The request
Pictures aside, quote the whole listing exactly.

____

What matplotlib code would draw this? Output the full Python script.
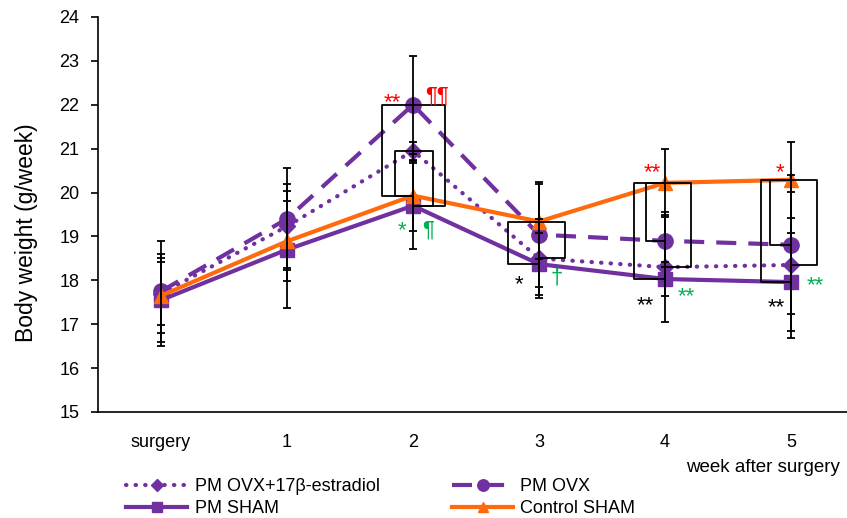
import matplotlib
matplotlib.use("Agg")
import matplotlib.pyplot as plt
from matplotlib import transforms

plt.rcParams['font.family'] = ['Liberation Sans', 'DejaVu Sans']

# data
weeks = ["surgery", "1", "2", "3", "4", "5"]
ovxE2 = [17.7, 19.23, 20.95, 18.5, 18.3, 18.35]
ovxE2Sd = [0.72, 0.96, 0.2, 0.9, 1.25, 1.67]
ovx = [17.75, 19.4, 22.0, 19.04, 18.9, 18.81]
ovxSd = [1.15, 1.17, 1.12, 1.2, 0.6, 1.58]
sham = [17.55, 18.7, 19.7, 18.37, 18.03, 17.96]
shamSd = [1.04, 1.33, 0.98, 0.7, 0.38, 1.12]
control = [17.65, 18.89, 19.93, 19.34, 20.22, 20.29]
controlSd = [0.85, 0.91, 0.8, 0.85, 0.78, 0.86]

series = {"ovxE2": ovxE2, "ovx": ovx, "sham": sham, "control": control}

# boxes: (week index, side, width, top series, bottom series)
boxes = [(2, -1, 0.25, "ovx", "control"), (2, 1, 0.25, "ovx", "sham"),
         (2, -1, 0.145, "ovxE2", "control"), (2, 1, 0.16, "ovxE2", "sham"),
         (3, -1, 0.25, "control", "sham"), (3, 1, 0.21, "control", "ovxE2"),
         (4, -1, 0.245, "control", "sham"), (4, 1, 0.21, "control", "ovxE2"),
         (4, -1, 0.15, "control", "ovx"),
         (5, -1, 0.24, "control", "sham"), (5, 1, 0.21, "control", "ovxE2"),
         (5, -1, 0.17, "control", "ovx")]

# significance marks: (text, colour, x, y of glyph centre)
marks = [("**", "red", 1.833, 22.22), ("¶¶", "red", 2.19, 22.2),
         ("*", "green", 1.913, 19.31), ("¶", "green", 2.119, 19.15),
         ("*", "black", 2.841, 18.06), ("†", "green", 3.143, 18.06),
         ("**", "red", 3.897, 20.63), ("**", "black", 3.841, 17.6),
         ("**", "green", 4.167, 17.8),
         ("*", "red", 4.913, 20.63), ("**", "black", 4.881, 17.54),
         ("**", "green", 5.19, 18.04)]

purple = "#7030A0"
orange = "#FF6A0D"
colours = {"red": "#FF0000", "green": "#00B050", "black": "black"}

fig = plt.figure(figsize=(8.47, 5.18), dpi=100)
ax = fig.add_axes([98/847, 106/518, 756/847, 395/518])
x = list(range(len(weeks)))

ax.plot(x, ovxE2, color=purple, lw=3, linestyle=(0, (0.1, 2.2)), dash_capstyle="round",
        marker="D", ms=8, label="PM OVX+17β-estradiol", zorder=3)
ax.plot(x, ovx, color=purple, lw=3, linestyle=(0, (4.8, 2.9)),
        marker="o", ms=11, label="PM OVX", zorder=3)
ax.plot(x, sham, color=purple, lw=3, marker="s", ms=10, label="PM SHAM", zorder=3)
ax.plot(x, control, color=orange, lw=3, marker="^", ms=10, label="Control SHAM", zorder=3)

for vals, sd in [(ovxE2, ovxE2Sd), (ovx, ovxSd), (sham, shamSd), (control, controlSd)]:
    ax.errorbar(x, vals, yerr=sd, fmt="none", ecolor="black", elinewidth=1.3,
                capsize=3, capthick=1.3, zorder=4)

for wk, side, w, top, bot in boxes:
    yt = series[top][wk]
    yb = series[bot][wk]
    xe = wk + side * w
    ax.plot([wk, xe, xe, wk], [yt, yt, yb, yb], color="black", lw=1.3, zorder=5)

markSize = 16
for txt, c, tx, ty in marks:
    # asterisks sit high in the line, pilcrow/dagger near the middle
    k = 0.58 if txt.startswith("*") else 0.27
    tr = transforms.offset_copy(ax.transData, fig=fig, y=-k * markSize, units="points")
    ax.text(tx, ty, txt, color=colours[c], fontsize=markSize, ha="center", va="baseline",
            transform=tr, zorder=6)

ax.set_xlim(-0.5, 5.5)
ax.set_ylim(15, 24)
ax.set_xticks(x)
ax.set_xticklabels(weeks)
ax.tick_params(axis="x", length=0, labelsize=13, pad=16)
ax.tick_params(axis="y", length=5, labelsize=13, direction="out", pad=8.5, width=1.2)
ax.spines["top"].set_visible(False)
ax.spines["right"].set_visible(False)
ax.spines["left"].set_linewidth(1.2)
ax.spines["bottom"].set_linewidth(1.2)
ax.set_ylabel("Body weight (g/week)", fontsize=16.5)
ax.yaxis.set_label_coords(-(98 - 38) / 756, 0.455)

fig.text(840/847, 1 - 467/518, "week after surgery", fontsize=13.5, ha="right", va="center")

h, l = ax.get_legend_handles_labels()
order = [0, 2, 1, 3]
fig.legend([h[i] for i in order], [l[i] for i in order], ncol=2, frameon=False,
           loc="upper left", bbox_to_anchor=(126/847, 1 - 478/518), fontsize=13,
           handlelength=3.4, handletextpad=0.4, columnspacing=4, labelspacing=0.3,
           borderpad=0, borderaxespad=0, markerscale=0.75)

fig.savefig("out.png", dpi=100)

____

The response
What matplotlib code would draw this? Output the full Python script.
import matplotlib
matplotlib.use("Agg")
import matplotlib.pyplot as plt
from matplotlib import transforms

plt.rcParams['font.family'] = ['Liberation Sans', 'DejaVu Sans']

# data
weeks = ["surgery", "1", "2", "3", "4", "5"]
ovxE2 = [17.7, 19.23, 20.95, 18.5, 18.3, 18.35]
ovxE2Sd = [0.72, 0.96, 0.2, 0.9, 1.25, 1.67]
ovx = [17.75, 19.4, 22.0, 19.04, 18.9, 18.81]
ovxSd = [1.15, 1.17, 1.12, 1.2, 0.6, 1.58]
sham = [17.55, 18.7, 19.7, 18.37, 18.03, 17.96]
shamSd = [1.04, 1.33, 0.98, 0.7, 0.38, 1.12]
control = [17.65, 18.89, 19.93, 19.34, 20.22, 20.29]
controlSd = [0.85, 0.91, 0.8, 0.85, 0.78, 0.86]

series = {"ovxE2": ovxE2, "ovx": ovx, "sham": sham, "control": control}

# boxes: (week index, side, width, top series, bottom series)
boxes = [(2, -1, 0.25, "ovx", "control"), (2, 1, 0.25, "ovx", "sham"),
         (2, -1, 0.145, "ovxE2", "control"), (2, 1, 0.16, "ovxE2", "sham"),
         (3, -1, 0.25, "control", "sham"), (3, 1, 0.21, "control", "ovxE2"),
         (4, -1, 0.245, "control", "sham"), (4, 1, 0.21, "control", "ovxE2"),
         (4, -1, 0.15, "control", "ovx"),
         (5, -1, 0.24, "control", "sham"), (5, 1, 0.21, "control", "ovxE2"),
         (5, -1, 0.17, "control", "ovx")]

# significance marks: (text, colour, x, y of glyph centre)
marks = [("**", "red", 1.833, 22.22), ("¶¶", "red", 2.19, 22.2),
         ("*", "green", 1.913, 19.31), ("¶", "green", 2.119, 19.15),
         ("*", "black", 2.841, 18.06), ("†", "green", 3.143, 18.06),
         ("**", "red", 3.897, 20.63), ("**", "black", 3.841, 17.6),
         ("**", "green", 4.167, 17.8),
         ("*", "red", 4.913, 20.63), ("**", "black", 4.881, 17.54),
         ("**", "green", 5.19, 18.04)]

purple = "#7030A0"
orange = "#FF6A0D"
colours = {"red": "#FF0000", "green": "#00B050", "black": "black"}

fig = plt.figure(figsize=(8.47, 5.18), dpi=100)
ax = fig.add_axes([98/847, 106/518, 756/847, 395/518])
x = list(range(len(weeks)))

ax.plot(x, ovxE2, color=purple, lw=3, linestyle=(0, (0.1, 2.2)), dash_capstyle="round",
        marker="D", ms=8, label="PM OVX+17β-estradiol", zorder=3)
ax.plot(x, ovx, color=purple, lw=3, linestyle=(0, (4.8, 2.9)),
        marker="o", ms=11, label="PM OVX", zorder=3)
ax.plot(x, sham, color=purple, lw=3, marker="s", ms=10, label="PM SHAM", zorder=3)
ax.plot(x, control, color=orange, lw=3, marker="^", ms=10, label="Control SHAM", zorder=3)

for vals, sd in [(ovxE2, ovxE2Sd), (ovx, ovxSd), (sham, shamSd), (control, controlSd)]:
    ax.errorbar(x, vals, yerr=sd, fmt="none", ecolor="black", elinewidth=1.3,
                capsize=3, capthick=1.3, zorder=4)

for wk, side, w, top, bot in boxes:
    yt = series[top][wk]
    yb = series[bot][wk]
    xe = wk + side * w
    ax.plot([wk, xe, xe, wk], [yt, yt, yb, yb], color="black", lw=1.3, zorder=5)

markSize = 16
for txt, c, tx, ty in marks:
    # asterisks sit high in the line, pilcrow/dagger near the middle
    k = 0.58 if txt.startswith("*") else 0.27
    tr = transforms.offset_copy(ax.transData, fig=fig, y=-k * markSize, units="points")
    ax.text(tx, ty, txt, color=colours[c], fontsize=markSize, ha="center", va="baseline",
            transform=tr, zorder=6)

ax.set_xlim(-0.5, 5.5)
ax.set_ylim(15, 24)
ax.set_xticks(x)
ax.set_xticklabels(weeks)
ax.tick_params(axis="x", length=0, labelsize=13, pad=16)
ax.tick_params(axis="y", length=5, labelsize=13, direction="out", pad=8.5, width=1.2)
ax.spines["top"].set_visible(False)
ax.spines["right"].set_visible(False)
ax.spines["left"].set_linewidth(1.2)
ax.spines["bottom"].set_linewidth(1.2)
ax.set_ylabel("Body weight (g/week)", fontsize=16.5)
ax.yaxis.set_label_coords(-(98 - 38) / 756, 0.455)

fig.text(840/847, 1 - 467/518, "week after surgery", fontsize=13.5, ha="right", va="center")

h, l = ax.get_legend_handles_labels()
order = [0, 2, 1, 3]
fig.legend([h[i] for i in order], [l[i] for i in order], ncol=2, frameon=False,
           loc="upper left", bbox_to_anchor=(126/847, 1 - 478/518), fontsize=13,
           handlelength=3.4, handletextpad=0.4, columnspacing=4, labelspacing=0.3,
           borderpad=0, borderaxespad=0, markerscale=0.75)

fig.savefig("out.png", dpi=100)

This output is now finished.